* _Listed entries_:
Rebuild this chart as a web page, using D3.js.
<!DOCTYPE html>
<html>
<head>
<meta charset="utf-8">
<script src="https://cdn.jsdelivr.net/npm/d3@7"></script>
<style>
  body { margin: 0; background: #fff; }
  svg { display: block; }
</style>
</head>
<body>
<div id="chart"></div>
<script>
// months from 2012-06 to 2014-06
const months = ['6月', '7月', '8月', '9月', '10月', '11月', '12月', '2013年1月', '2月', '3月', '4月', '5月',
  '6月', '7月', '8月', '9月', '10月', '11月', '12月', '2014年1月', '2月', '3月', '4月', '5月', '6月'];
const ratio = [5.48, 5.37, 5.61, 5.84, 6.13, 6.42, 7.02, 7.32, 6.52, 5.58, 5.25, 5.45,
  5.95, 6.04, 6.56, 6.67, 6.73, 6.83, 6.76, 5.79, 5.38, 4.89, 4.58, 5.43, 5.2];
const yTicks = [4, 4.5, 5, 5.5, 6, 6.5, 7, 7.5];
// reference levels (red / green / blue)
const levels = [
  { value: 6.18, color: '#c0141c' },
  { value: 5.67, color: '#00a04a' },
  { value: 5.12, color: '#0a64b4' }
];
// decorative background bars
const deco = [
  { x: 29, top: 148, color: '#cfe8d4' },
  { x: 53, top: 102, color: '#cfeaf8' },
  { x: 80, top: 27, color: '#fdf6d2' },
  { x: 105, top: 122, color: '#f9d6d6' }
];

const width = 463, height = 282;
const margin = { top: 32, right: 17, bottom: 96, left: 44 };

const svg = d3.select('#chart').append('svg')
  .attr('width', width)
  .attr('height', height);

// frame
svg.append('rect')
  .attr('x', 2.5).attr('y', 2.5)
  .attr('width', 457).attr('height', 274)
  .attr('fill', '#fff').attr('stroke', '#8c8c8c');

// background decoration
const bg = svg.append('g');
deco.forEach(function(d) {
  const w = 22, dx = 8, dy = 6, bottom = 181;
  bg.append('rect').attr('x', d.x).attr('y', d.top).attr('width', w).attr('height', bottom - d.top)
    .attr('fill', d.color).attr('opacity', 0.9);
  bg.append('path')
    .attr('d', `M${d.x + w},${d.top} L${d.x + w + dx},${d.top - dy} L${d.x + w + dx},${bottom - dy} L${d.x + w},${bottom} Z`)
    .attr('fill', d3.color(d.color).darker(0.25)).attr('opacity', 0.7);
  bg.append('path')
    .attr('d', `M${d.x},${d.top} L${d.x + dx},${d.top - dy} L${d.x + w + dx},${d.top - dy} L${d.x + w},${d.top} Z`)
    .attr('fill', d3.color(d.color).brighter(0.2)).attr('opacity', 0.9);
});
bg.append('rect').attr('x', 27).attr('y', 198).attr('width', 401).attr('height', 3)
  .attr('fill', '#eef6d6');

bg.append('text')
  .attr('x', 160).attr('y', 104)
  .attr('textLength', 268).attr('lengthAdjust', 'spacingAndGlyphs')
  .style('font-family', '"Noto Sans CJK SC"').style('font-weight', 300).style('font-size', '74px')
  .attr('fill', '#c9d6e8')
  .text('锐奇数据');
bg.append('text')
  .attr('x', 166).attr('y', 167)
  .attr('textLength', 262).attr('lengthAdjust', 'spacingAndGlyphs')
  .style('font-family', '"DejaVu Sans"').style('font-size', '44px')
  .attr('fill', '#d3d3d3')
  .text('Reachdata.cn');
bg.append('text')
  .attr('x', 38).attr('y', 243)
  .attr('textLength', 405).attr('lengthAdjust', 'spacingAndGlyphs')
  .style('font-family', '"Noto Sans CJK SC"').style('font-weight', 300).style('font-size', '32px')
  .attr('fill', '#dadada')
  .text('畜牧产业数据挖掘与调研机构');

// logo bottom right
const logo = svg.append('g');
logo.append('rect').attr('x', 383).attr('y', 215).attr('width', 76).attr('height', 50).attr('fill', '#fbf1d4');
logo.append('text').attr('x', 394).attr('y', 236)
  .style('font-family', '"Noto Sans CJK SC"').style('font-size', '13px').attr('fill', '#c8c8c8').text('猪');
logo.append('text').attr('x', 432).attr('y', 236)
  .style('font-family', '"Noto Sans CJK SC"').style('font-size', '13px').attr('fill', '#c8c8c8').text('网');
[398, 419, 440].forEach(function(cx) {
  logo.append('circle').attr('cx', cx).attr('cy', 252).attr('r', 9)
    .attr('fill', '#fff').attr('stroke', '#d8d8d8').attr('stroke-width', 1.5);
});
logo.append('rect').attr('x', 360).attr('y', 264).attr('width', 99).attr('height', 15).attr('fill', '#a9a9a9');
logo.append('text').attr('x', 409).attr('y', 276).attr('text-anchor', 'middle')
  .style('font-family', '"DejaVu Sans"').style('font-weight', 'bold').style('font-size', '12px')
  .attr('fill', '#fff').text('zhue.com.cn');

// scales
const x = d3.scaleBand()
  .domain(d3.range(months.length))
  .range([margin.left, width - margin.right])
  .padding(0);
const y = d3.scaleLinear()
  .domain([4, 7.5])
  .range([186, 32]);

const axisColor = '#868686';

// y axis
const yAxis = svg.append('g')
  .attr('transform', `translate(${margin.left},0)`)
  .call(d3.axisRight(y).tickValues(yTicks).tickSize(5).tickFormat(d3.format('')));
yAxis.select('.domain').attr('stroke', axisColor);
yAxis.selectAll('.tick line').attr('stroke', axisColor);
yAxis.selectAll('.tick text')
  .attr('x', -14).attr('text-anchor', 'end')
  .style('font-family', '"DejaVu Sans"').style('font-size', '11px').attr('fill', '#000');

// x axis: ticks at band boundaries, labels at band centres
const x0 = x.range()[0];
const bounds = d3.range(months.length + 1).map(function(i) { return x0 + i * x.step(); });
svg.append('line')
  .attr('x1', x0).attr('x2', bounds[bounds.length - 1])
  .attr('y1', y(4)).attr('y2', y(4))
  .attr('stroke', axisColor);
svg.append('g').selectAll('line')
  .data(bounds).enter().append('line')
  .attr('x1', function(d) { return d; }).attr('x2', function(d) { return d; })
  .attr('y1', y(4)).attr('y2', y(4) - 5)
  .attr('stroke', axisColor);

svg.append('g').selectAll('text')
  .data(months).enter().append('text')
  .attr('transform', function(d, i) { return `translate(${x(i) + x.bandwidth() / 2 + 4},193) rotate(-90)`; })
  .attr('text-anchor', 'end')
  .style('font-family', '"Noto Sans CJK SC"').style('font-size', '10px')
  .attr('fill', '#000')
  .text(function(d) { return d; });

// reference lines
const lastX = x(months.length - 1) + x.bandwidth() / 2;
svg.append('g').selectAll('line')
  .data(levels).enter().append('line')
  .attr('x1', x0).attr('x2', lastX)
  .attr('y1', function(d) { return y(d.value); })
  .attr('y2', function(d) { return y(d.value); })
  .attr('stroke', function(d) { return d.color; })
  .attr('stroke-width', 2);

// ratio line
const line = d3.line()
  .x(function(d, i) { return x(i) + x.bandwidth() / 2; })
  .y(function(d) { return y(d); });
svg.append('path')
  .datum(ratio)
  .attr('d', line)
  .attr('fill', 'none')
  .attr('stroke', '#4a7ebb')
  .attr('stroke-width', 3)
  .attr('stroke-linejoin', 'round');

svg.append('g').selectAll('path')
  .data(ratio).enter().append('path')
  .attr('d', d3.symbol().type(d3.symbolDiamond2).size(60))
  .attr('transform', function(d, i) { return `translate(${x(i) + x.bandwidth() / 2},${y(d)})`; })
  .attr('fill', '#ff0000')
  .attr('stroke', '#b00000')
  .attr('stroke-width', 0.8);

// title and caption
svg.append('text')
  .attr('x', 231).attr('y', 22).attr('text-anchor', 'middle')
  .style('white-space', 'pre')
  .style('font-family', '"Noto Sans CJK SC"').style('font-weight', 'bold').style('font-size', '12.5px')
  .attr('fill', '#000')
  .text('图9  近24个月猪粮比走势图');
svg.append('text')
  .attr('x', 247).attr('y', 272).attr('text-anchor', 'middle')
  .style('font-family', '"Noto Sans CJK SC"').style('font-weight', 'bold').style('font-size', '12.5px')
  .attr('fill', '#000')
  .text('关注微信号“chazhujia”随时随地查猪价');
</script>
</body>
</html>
==
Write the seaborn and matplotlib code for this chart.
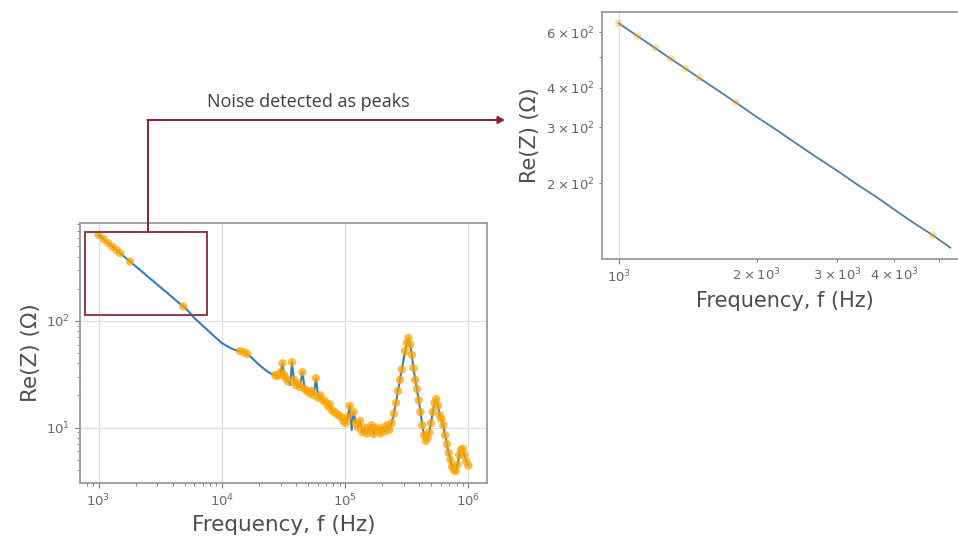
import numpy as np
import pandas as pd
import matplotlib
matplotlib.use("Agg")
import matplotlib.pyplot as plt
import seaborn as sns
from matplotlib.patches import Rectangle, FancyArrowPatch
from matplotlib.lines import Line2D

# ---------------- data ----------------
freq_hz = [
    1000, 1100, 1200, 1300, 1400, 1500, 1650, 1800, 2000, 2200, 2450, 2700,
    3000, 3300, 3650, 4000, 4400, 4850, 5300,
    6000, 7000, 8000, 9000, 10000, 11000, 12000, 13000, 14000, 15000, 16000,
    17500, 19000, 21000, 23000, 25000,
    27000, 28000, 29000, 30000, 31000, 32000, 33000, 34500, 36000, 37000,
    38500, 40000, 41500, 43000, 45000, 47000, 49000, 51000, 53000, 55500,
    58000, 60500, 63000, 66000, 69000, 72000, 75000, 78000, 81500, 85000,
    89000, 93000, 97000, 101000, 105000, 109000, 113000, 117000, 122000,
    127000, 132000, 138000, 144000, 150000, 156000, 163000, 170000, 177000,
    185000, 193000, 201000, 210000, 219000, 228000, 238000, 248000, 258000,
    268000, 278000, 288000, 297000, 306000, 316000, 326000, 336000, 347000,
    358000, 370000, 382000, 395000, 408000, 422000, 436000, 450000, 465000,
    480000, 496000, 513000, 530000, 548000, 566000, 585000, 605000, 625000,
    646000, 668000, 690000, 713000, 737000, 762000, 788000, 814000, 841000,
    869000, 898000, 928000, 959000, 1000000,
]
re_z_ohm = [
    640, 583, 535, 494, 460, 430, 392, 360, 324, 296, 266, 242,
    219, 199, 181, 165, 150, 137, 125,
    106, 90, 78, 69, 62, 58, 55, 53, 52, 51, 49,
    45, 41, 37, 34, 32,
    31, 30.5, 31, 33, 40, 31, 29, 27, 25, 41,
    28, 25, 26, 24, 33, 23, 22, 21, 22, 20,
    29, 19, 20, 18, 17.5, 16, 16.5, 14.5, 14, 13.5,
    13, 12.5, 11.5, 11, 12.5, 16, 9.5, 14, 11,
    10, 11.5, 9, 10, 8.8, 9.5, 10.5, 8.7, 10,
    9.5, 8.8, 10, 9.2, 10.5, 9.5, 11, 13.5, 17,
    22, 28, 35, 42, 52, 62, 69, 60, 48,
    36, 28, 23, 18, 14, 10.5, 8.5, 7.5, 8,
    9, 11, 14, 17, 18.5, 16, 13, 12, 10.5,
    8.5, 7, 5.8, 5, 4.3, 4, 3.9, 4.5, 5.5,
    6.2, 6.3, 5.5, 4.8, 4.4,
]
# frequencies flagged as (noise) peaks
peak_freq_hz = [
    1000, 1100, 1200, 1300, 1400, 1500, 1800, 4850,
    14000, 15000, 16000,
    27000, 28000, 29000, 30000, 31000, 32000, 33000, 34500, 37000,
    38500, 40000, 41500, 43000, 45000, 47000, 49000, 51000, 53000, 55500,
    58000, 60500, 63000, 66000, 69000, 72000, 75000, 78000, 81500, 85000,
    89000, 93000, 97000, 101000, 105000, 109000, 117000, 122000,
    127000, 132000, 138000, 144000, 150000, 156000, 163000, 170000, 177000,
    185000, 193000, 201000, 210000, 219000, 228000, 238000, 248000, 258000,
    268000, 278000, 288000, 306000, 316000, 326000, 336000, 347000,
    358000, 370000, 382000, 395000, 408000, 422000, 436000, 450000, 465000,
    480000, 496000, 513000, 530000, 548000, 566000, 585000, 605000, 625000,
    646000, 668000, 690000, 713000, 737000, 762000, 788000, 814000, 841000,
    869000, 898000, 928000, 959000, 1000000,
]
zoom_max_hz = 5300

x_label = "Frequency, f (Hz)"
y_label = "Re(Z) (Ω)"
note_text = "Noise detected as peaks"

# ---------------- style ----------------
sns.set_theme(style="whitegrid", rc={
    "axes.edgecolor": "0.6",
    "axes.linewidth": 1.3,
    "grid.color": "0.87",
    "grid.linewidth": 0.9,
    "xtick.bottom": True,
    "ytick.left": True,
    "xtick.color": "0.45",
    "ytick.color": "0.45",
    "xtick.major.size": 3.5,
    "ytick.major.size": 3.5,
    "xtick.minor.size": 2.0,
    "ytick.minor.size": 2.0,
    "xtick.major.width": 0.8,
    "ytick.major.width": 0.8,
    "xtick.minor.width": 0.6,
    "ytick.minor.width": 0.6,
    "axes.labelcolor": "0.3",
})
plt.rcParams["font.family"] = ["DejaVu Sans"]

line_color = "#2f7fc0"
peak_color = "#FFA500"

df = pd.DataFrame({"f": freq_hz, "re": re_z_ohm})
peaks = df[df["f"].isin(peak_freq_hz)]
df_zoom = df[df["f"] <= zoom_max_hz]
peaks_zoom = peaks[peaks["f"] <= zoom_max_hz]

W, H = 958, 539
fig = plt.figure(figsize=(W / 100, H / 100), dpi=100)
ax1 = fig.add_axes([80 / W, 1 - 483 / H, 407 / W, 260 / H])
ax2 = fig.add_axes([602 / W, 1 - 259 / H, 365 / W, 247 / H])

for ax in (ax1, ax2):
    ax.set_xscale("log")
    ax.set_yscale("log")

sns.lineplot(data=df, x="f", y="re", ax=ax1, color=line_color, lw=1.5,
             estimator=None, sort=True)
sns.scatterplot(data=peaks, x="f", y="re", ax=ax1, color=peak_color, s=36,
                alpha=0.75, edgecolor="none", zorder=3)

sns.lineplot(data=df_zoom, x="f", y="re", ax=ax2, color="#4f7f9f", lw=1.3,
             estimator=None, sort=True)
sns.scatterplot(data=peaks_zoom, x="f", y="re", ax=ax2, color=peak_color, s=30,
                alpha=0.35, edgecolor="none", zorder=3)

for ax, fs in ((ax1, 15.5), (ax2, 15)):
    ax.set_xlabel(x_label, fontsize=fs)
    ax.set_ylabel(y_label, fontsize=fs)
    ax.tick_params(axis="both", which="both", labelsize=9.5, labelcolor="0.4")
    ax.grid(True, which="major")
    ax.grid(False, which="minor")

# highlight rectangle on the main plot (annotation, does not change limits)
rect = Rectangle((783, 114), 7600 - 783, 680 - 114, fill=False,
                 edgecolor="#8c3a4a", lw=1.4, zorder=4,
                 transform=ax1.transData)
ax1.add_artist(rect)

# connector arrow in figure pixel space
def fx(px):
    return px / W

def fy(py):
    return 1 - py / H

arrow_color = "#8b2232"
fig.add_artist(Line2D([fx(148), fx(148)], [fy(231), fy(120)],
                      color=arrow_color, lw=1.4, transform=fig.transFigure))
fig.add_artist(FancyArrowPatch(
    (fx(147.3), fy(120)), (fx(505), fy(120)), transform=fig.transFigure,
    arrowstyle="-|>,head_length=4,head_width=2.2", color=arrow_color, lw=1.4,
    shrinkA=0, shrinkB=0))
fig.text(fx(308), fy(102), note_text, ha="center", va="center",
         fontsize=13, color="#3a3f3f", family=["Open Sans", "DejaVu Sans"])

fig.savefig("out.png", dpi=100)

* _Task instructions_:
Up in the listing, locate the line with "Write the seaborn"; print it and every line after it down to the line with "from matplotlib.lines import Line2D", which is included too. Skip the pictures.

* _The response_:
Write the seaborn and matplotlib code for this chart.
import numpy as np
import pandas as pd
import matplotlib
matplotlib.use("Agg")
import matplotlib.pyplot as plt
import seaborn as sns
from matplotlib.patches import Rectangle, FancyArrowPatch
from matplotlib.lines import Line2D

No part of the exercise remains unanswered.